Virtual machines in every hypervisor that I know of are able to use additional virtual CPUs on which to schedule additional concurrent threads of execution.
It's exactly that layer of abstraction between physical machine and virtual machine that makes it not work the way you describe. The VM is not aware of how many cores the physical machine has. The VM does not "see" the physical CPUs (or cores) on the physical machine. The hypervisor gives the VM how ever many virtual CPUs, and the guest OS uses those virtual CPUs to schedule additional concurrent threads... The total number of virtual CPUs the hypervisor hands out to the virtual machines can even exceed the number of physical CPUs/cores in the machine.

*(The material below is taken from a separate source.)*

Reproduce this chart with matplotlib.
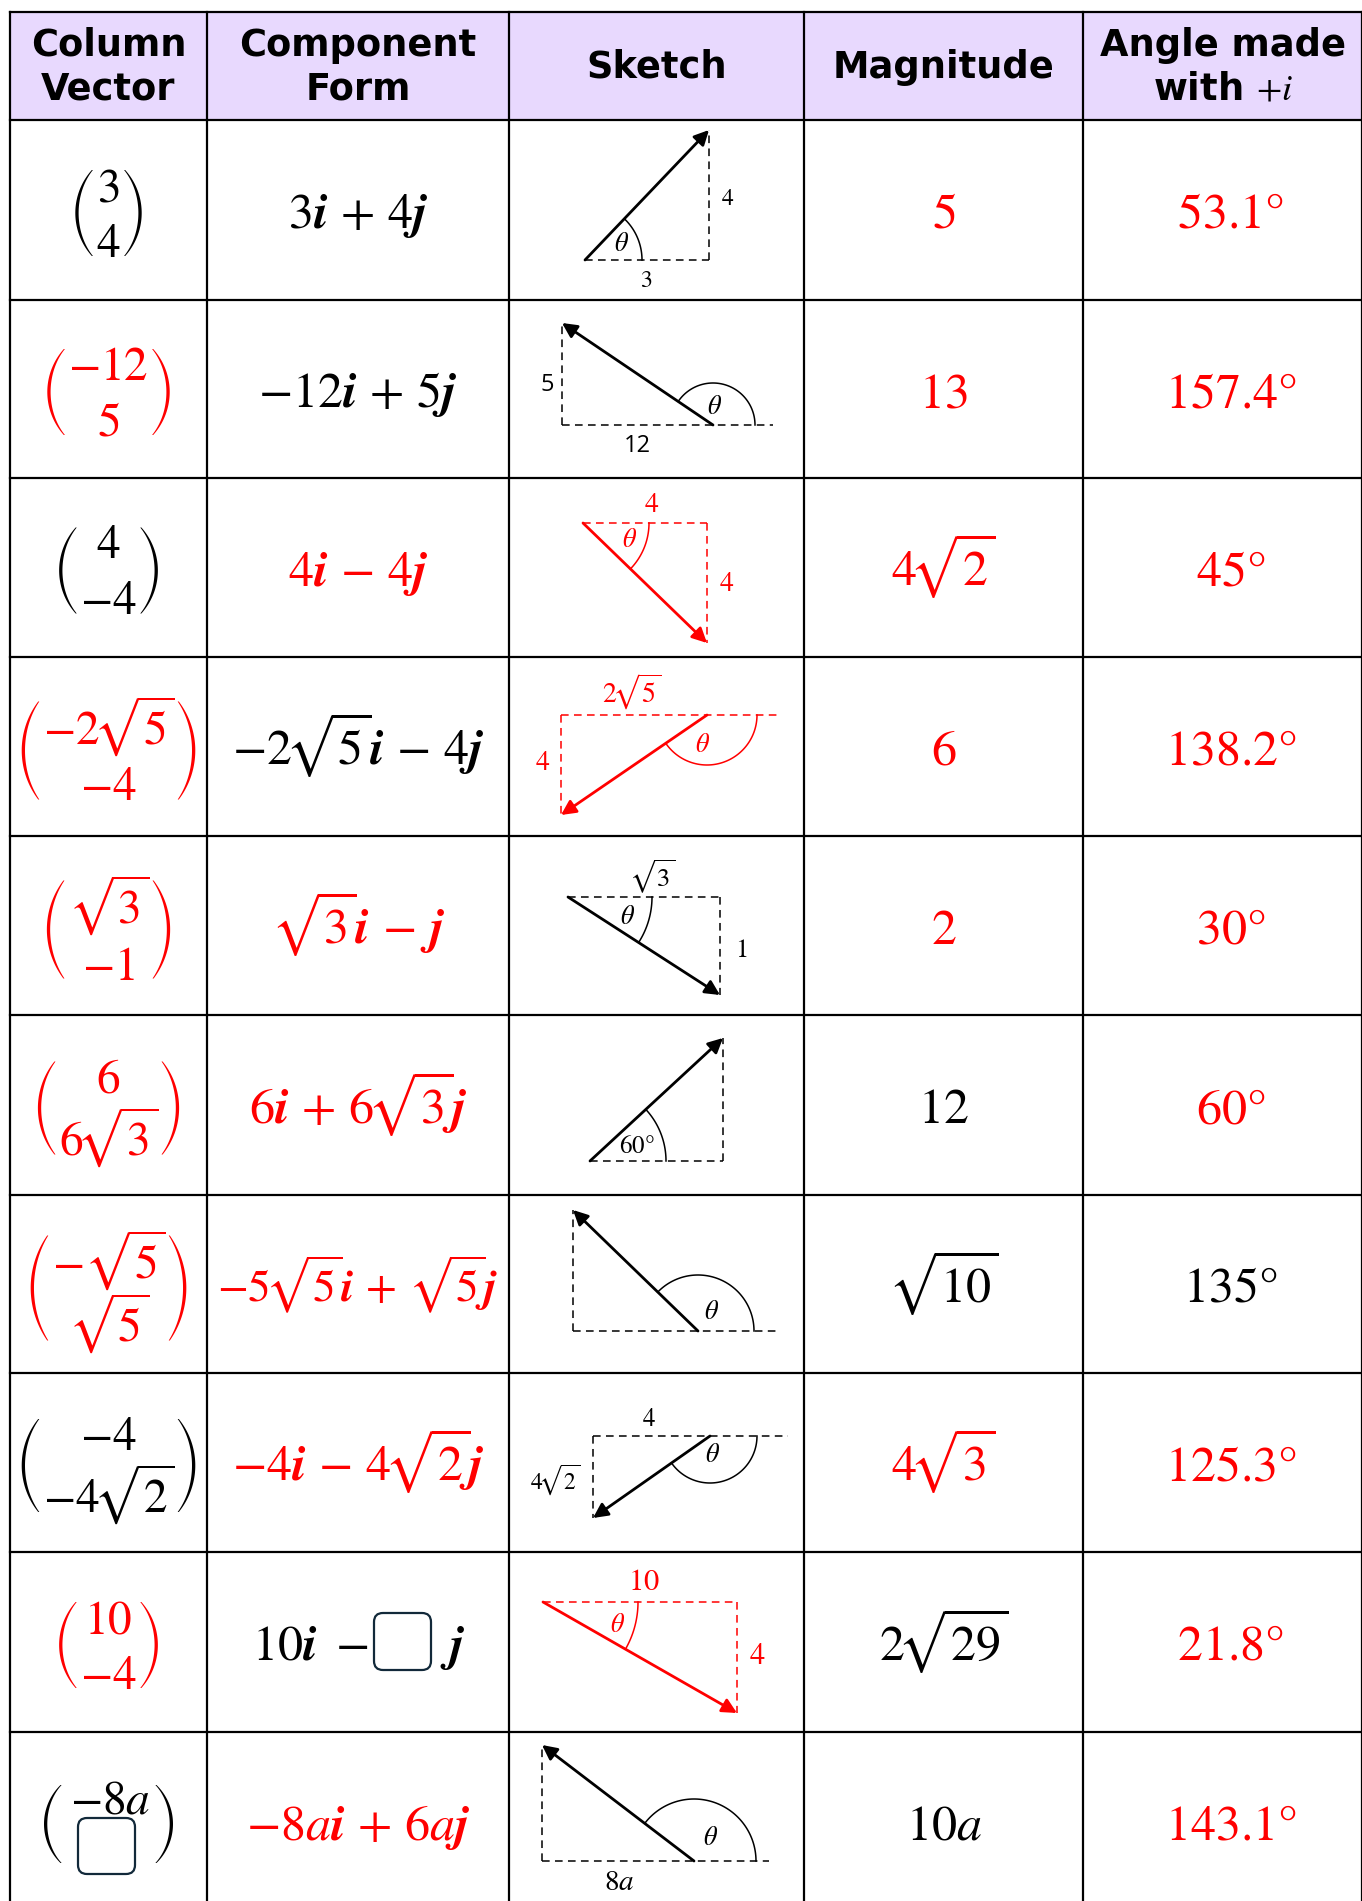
import matplotlib
matplotlib.use('Agg')
import matplotlib.pyplot as plt
import numpy as np
from matplotlib.patches import Rectangle, FancyBboxPatch
from matplotlib.mathtext import MathTextParser
from matplotlib.font_manager import FontProperties

plt.rcParams['mathtext.fontset'] = 'stix'
plt.rcParams['font.family'] = ['DejaVu Sans']

# ---------------- data ----------------
headers = ['Column\nVector', 'Component\nForm', 'Sketch', 'Magnitude', 'Angle made\nwith $+i$']

col_vec_top = ['3', '-12', '4', r'-2\sqrt{5}', r'\sqrt{3}', '6', r'-\sqrt{5}', '-4', '10', '-8a']
col_vec_bot = ['4', '5', '-4', '-4', '-1', r'6\sqrt{3}', r'\sqrt{5}', r'-4\sqrt{2}', '-4', None]
col_vec_red = [False, True, False, True, True, True, True, False, True, False]

component = ['3{I} + 4{J}', '-12{I} + 5{J}', '4{I} - 4{J}', r'-2\sqrt{5}{I} - 4{J}',
             r'\sqrt{3}{I} - {J}', r'6{I} + 6\sqrt{3}{J}', r'-5\sqrt{5}{I} + \sqrt{5}{J}',
             r'-4{I} - 4\sqrt{2}{J}', None, '-8a{I} + 6a{J}']
component_red = [False, False, True, False, True, True, True, True, False, True]

magnitude = ['5', '13', r'4\sqrt{2}', '6', '2', '12', r'\sqrt{10}', r'4\sqrt{3}', r'2\sqrt{29}', '10a']
magnitude_red = [True, True, True, True, True, False, False, True, False, False]

angle = ['53.1°', '157.4°', '45°', '138.2°', '30°', '60°', '135°', '125.3°', '21.8°', '143.1°']
angle_red = [True, True, True, True, True, True, False, True, True, True]

# sketch diagrams: tail and head of each drawn vector (pixel space of the figure)
sketch_x0 = [585, 713, 583, 707, 568, 590, 698, 710, 543, 694]
sketch_y0 = [260, 425, 523, 715, 897, 1161, 1331, 1436, 1602, 1861]
sketch_x1 = [709, 562, 707, 561, 720, 723, 573, 593, 737, 542]
sketch_y1 = [130, 323, 643, 815, 995, 1038, 1210, 1518, 1713, 1745]
sketch_ext = [0, 60, 0, 71, 0, 0, 78, 78, 0, 75]
sketch_arc_r = [57, 42, 66, 50, 84, 76, 56, 47, 95, 62]
sketch_red = [False, False, True, True, False, False, False, False, True, False]
theta_xy = [(622, 244), (715, 407), (630, 540), (703, 745), (628, 917), None,
            (712, 1312), (713, 1455), (618, 1625), (711, 1838)]
sketch_labels = [
    [('4', 728, 198, 17, 'serif'), ('3', 646, 280, 17, 'serif')],
    [('5', 547, 385, 17, 'sans'), ('12', 637, 446, 17, 'sans')],
    [('4', 652, 504, 20, 'serif'), ('4', 727, 583, 20, 'serif')],
    [(r'2\sqrt{5}', 632, 692, 20, 'serif'), ('4', 543, 762, 20, 'serif')],
    [(r'\sqrt{3}', 652, 877, 19, 'serif'), ('1', 741, 950, 19, 'serif')],
    [('60°', 637, 1146, 18, 'serif')],
    [],
    [('4', 649, 1419, 18, 'serif'), (r'4\sqrt{2}', 555, 1480, 17, 'serif')],
    [('10', 644, 1582, 22, 'serif'), ('4', 757, 1655, 22, 'serif')],
    [('8a', 619, 1882, 21, 'serif')],
]

# ---------------- layout ----------------
W, H = 1362, 1901
RED, BLK = '#FF0000', '#000000'
BOXC = '#12293a'
rows_y = [12, 120, 300, 478, 657, 836, 1015, 1195, 1373, 1552, 1732, 1911]
cols_x = [10, 207, 509, 804, 1083, 1362]
FS = 36       # body text size
FSV = 34      # column vector entry size
comp_fs = [FS, FS, FS, FS, FS, FS, 32.5, FS, FS, FS]


def pick_bold():
    p = MathTextParser('path')
    for cmd in (r'\boldsymbol', r'\mathbfit', r'\mathbf'):
        try:
            p.parse('$%s{i}$' % cmd, 72, FontProperties())
            return cmd
        except Exception:
            pass
    return r'\mathbf'

BOLD = pick_bold()
I = BOLD + '{i}'
J = BOLD + '{j}'


def mt(s):
    """turn a plain expression into mathtext with spacing closer to the original."""
    s = s.replace('{I}', I).replace('{J}', J)
    s = s.replace(' + ', r'\,+\,').replace(' - ', r'\,-\,')
    for d in '0123456789':
        s = s.replace(d + r'\sqrt', d + r'\!\sqrt')
    return '$' + s + '$'


def paren(ax, x_left, y0, y1, side, color, width=18):
    h = y1 - y0
    w = width - 1.5
    R = (h * h / 4 + w * w) / (2 * w)
    s = np.linspace(-1, 1, 120)
    yy = (y0 + y1) / 2 + s * h / 2
    dx = R - np.sqrt(R * R - (s * h / 2) ** 2)
    th = 3.3 * (1 - s ** 2) + 1.1 * s ** 2
    if side == 'left':
        outer = x_left + dx
        inner = outer + th
    else:
        outer = x_left + width - dx
        inner = outer - th
    ax.fill(np.concatenate([outer, inner[::-1]]), np.concatenate([yy, yy[::-1]]),
            color=color, lw=0, zorder=6)


fig = plt.figure(figsize=(W / 100, H / 100), dpi=100)
ax = fig.add_axes([0, 0, 1, 1])
ax.set_xlim(0, W)
ax.set_ylim(H, 0)
ax.axis('off')
renderer = fig.canvas.get_renderer()

# header background
ax.add_patch(Rectangle((cols_x[0], rows_y[0]), W - cols_x[0], rows_y[1] - rows_y[0],
                       facecolor='#E8D9FE', edgecolor='none', zorder=0))
# grid lines
for x in cols_x:
    ax.plot([x, x], [rows_y[0], H + 5], color='black', lw=1.6, zorder=5, solid_capstyle='projecting')
for y in rows_y[:-1]:
    ax.plot([cols_x[0], W + 5], [y, y], color='black', lw=1.6, zorder=5, solid_capstyle='projecting')

ccx = [(cols_x[i] + cols_x[i + 1]) / 2 for i in range(5)]
hcy = (rows_y[0] + rows_y[1]) / 2
for i, h in enumerate(headers):
    ax.text(ccx[i], hcy + 1, h, ha='center', va='center', fontsize=26.5, fontweight='bold',
            linespacing=1.22, multialignment='center', zorder=6)

for k in range(10):
    cy = (rows_y[k + 1] + rows_y[k + 2]) / 2
    base = cy + 18
    # ---- column vector ----
    col = RED if col_vec_red[k] else BLK
    top, bot = col_vec_top[k], col_vec_bot[k]
    if bot is not None:
        sq_top = 'sqrt' in top
        sq_bot = 'sqrt' in bot
        sp = 63 if sq_bot else 56
        mid = cy + (10 if sq_top else 3)
        tb = mid - sp / 2 + 16
        bb = mid + sp / 2 + 16
        t1 = ax.text(ccx[0], tb, mt(top), ha='center', va='baseline', fontsize=FSV, color=col, zorder=6)
        t2 = ax.text(ccx[0], bb, mt(bot), ha='center', va='baseline', fontsize=FSV, color=col, zorder=6)
        e1 = t1.get_window_extent(renderer)
        e2 = t2.get_window_extent(renderer)
        L = min(e1.x0, e2.x0)
        Rr = max(e1.x1, e2.x1)
        p_top = tb - 31 - (12 if sq_top else 0)
        p_bot = bb - 1
    else:
        tb = 1813
        t1 = ax.text(ccx[0] + 2, tb, mt(top), ha='center', va='baseline', fontsize=FSV, color=col, zorder=6)
        ax.add_patch(FancyBboxPatch((78, 1818), 57, 56, boxstyle='round,pad=0,rounding_size=9',
                                    facecolor='none', edgecolor=BOXC, lw=1.6, zorder=7))
        L, Rr = 65, 152
        p_top, p_bot = 1785, 1863
    paren(ax, L - 3 - 18, p_top, p_bot, 'left', col)
    paren(ax, Rr + 3, p_top, p_bot, 'right', col)

    # ---- component form ----
    if component[k] is not None:
        col = RED if component_red[k] else BLK
        ax.text(ccx[1], base, mt(component[k]), ha='center', va='baseline', fontsize=comp_fs[k],
                color=col, zorder=6)
    else:
        ax.text(368, base, mt('10{I}')[:-1] + r'\ -$', ha='right', va='baseline', fontsize=FS,
                color=BLK, zorder=6)
        ax.add_patch(FancyBboxPatch((374, 1613), 57, 57, boxstyle='round,pad=0,rounding_size=9',
                                    facecolor='none', edgecolor=BOXC, lw=1.6, zorder=7))
        ax.text(440, base, mt('{J}'), ha='left', va='baseline', fontsize=FS, color=BLK, zorder=6)
    # ---- magnitude ----
    col = RED if magnitude_red[k] else BLK
    ax.text(ccx[3], base, mt(magnitude[k]), ha='center', va='baseline', fontsize=FS, color=col, zorder=6)
    # ---- angle ----
    col = RED if angle_red[k] else BLK
    ax.text(ccx[4] + 8, base, mt(angle[k]), ha='center', va='baseline', fontsize=FS, color=col, zorder=6)

    # ---- sketch ----
    c = RED if sketch_red[k] else BLK
    x0, y0, x1, y1 = sketch_x0[k], sketch_y0[k], sketch_x1[k], sketch_y1[k]
    hx_a = min(x0, x1)
    hx_b = max(x0, x1) + sketch_ext[k]
    ax.plot([hx_a, hx_b], [y0, y0], color=c, lw=1.1, ls=(0, (5, 3.5)), zorder=6)
    ax.plot([x1, x1], [y0, y1], color=c, lw=1.1, ls=(0, (5, 3.5)), zorder=6)
    ax.annotate('', xy=(x1, y1), xytext=(x0, y0),
                arrowprops=dict(arrowstyle='-|>', color=c, lw=2.0, mutation_scale=22,
                                shrinkA=0, shrinkB=0), zorder=7)
    phi = np.arctan2(-(y1 - y0), x1 - x0)
    tt = np.linspace(0, phi, 80)
    r = sketch_arc_r[k]
    ax.plot(x0 + r * np.cos(tt), y0 - r * np.sin(tt), color=c, lw=1.1, zorder=6)
    if theta_xy[k] is not None:
        ax.text(theta_xy[k][0], theta_xy[k][1], r'$\theta$', ha='center', va='center',
                fontsize=19, color=c, zorder=8)
    for (lab, lx, ly, fs, fam) in sketch_labels[k]:
        if fam == 'sans':
            ax.text(lx, ly, lab, ha='center', va='center', fontsize=fs, color=c,
                    family='Open Sans', zorder=8)
        else:
            ax.text(lx, ly, mt(lab), ha='center', va='center', fontsize=fs, color=c, zorder=8)

fig.savefig('out.png', dpi=100, facecolor='white')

Said another way, a virtual machine, when assigned a single vCPU, schedules its threads as if it only had one CPU. It doesn't matter how many cores are in the underlying physical machine. (Though it is worth noting that the physical machine may schedule that one VM thread on one physical core for one thread quantum, or time slice, and then run it on a different physical core the next time it's scheduled to run. The virtual machine has no idea any of that is happening though. All it knows is that it can only schedule one thread at a time, one after the other, because it only has one virtual CPU.)
And let's be very clear about our terms here. You assign vCPUs, or virtual CPUs, to VMs, not "cores". Cores (by which I assume you mean physical processing units that share a single physical socket) do not equal vCPUs. There is a layer of abstraction between them. If a VM only has 1 vCPU assigned to it, it can only schedule one thread to run at a time. That is why your VM runs faster with 2 -4 virtual CPUs assigned to it - because it is now able to schedule more than one thread to run concurrently.
However, there is definitely a law of diminishing returns here, as an excessive number of virtual CPUs incur a higher and higher overhead cost in things like synchronization, etc.
There are slight differences between how Hyper-V and VMware hypervisors schedule virtual machine threads for execution, and they differ in their approach to physical resource "oversubscription," but this is a good general concept to start with.